===== Given data
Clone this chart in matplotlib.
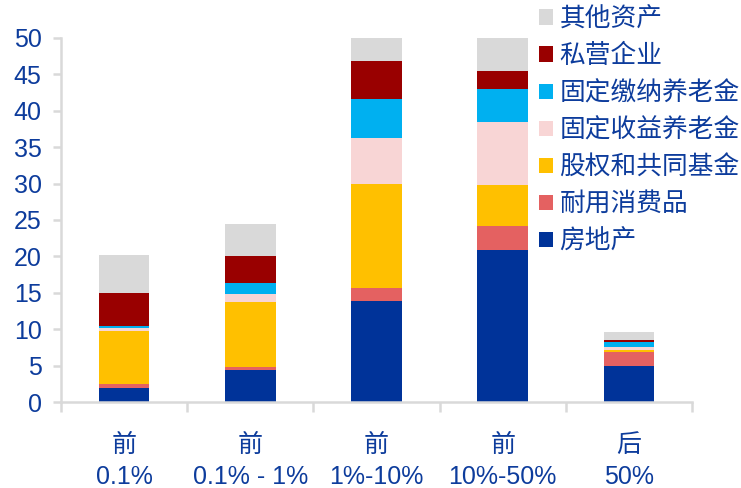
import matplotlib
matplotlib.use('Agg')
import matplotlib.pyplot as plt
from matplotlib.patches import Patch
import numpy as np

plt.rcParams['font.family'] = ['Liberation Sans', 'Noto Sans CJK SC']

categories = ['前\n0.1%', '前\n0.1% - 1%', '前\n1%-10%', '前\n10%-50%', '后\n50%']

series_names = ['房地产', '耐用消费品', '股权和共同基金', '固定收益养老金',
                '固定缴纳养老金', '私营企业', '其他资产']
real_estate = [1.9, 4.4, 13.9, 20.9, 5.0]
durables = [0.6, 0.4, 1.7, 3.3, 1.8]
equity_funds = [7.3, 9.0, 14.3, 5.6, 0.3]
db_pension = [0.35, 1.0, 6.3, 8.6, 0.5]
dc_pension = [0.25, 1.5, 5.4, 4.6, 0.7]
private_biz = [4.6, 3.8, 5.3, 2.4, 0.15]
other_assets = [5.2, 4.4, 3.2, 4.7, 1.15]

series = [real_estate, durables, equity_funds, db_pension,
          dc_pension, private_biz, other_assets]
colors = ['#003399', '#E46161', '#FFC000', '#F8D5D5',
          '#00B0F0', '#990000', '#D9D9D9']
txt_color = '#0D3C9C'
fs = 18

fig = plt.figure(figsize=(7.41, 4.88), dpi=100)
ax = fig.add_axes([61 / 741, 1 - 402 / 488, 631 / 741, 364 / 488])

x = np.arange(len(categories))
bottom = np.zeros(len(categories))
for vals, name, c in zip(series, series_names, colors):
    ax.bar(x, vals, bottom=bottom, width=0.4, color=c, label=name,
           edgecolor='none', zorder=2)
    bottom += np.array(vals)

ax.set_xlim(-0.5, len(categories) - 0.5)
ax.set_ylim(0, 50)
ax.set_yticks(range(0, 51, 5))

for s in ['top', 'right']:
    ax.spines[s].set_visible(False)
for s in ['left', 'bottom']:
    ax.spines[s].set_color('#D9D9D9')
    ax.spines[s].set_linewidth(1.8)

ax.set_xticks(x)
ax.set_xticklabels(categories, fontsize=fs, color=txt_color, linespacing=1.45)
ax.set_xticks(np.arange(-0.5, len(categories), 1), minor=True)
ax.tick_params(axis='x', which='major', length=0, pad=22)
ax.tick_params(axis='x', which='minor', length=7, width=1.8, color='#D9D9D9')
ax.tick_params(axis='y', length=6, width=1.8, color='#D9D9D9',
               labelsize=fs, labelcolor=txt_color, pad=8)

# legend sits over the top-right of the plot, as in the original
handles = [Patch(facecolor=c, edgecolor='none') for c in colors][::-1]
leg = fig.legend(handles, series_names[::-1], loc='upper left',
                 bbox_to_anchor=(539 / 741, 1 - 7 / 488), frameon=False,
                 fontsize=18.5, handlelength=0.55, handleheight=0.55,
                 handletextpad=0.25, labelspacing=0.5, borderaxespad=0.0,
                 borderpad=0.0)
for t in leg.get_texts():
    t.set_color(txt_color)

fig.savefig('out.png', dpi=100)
==========
■ Task description: Pictures stay out. Print the data exactly, from its first line through the line containing "categories = ['前\n0.1%', '前\n0.1%".

■ Exercise solution:
Clone this chart in matplotlib.
import matplotlib
matplotlib.use('Agg')
import matplotlib.pyplot as plt
from matplotlib.patches import Patch
import numpy as np

plt.rcParams['font.family'] = ['Liberation Sans', 'Noto Sans CJK SC']

categories = ['前\n0.1%', '前\n0.1% - 1%', '前\n1%-10%', '前\n10%-50%', '后\n50%']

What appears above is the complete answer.